Setiap perempuan masa kini pasti tidak gampang memutuskan untuk resign dari full time job-nya demi mengurus rumah tangga. Apalagi dalam kasus gw, nyokap kerja full time udah 30tahunan lebih dan bisa dibilang beliau sendiri yg membiayai gw dan adik gw dr SMA sampai pada S2. (Don’t ask about what my late dad did) Dan suami pun mendukung 100% gw untuk bekerja supaya bisa mengaplikasikan ilmu yg gw dapat. Tapi jujur, I did not enjoy it that much. Entah karena memang bidangnya tidak sesuai passion, lingkungan kerja yg tidak mendukung gw berkembang, atau apapun itu. 

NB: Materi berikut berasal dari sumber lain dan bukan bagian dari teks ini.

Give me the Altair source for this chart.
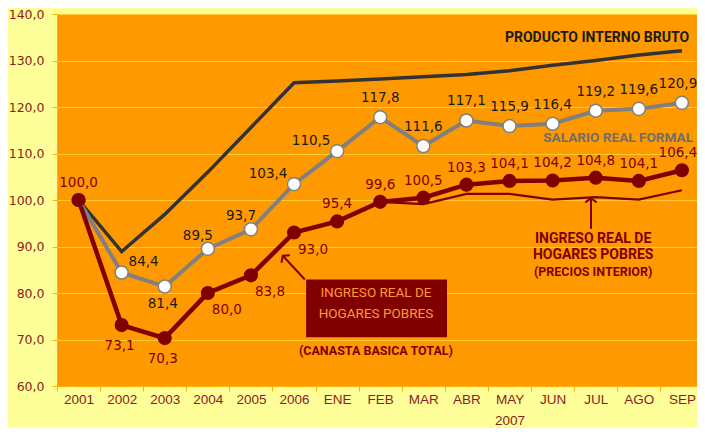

Yang jelas gw resah. Call me naïve, tapi gw resah karena gw ga bisa mendidik Raka dan spend time with him the way I want to. Gw resah karena gw juga gak bisa total melayani suami dari hal kecil masakin buat dia, bahkan nyiapin baju kantornya dia, karena malam gw capek pulang kerja (gets worse after 2nd pregnancy, pulang kantor justru suami yg mijitin istri atau ngambilin makan atau minum kalau lagi tepar istrinya), pagi2 pas dia siap2, gw masih tidur karena malam2 buta gw pasti lagi begadang nemenin Raka, jd gw harus tidur lagi abis Subuh kalau nggak gw lemes di kantor. Terus kapan dong gw bisa jadi istri sholehah yg ngurus keluarga?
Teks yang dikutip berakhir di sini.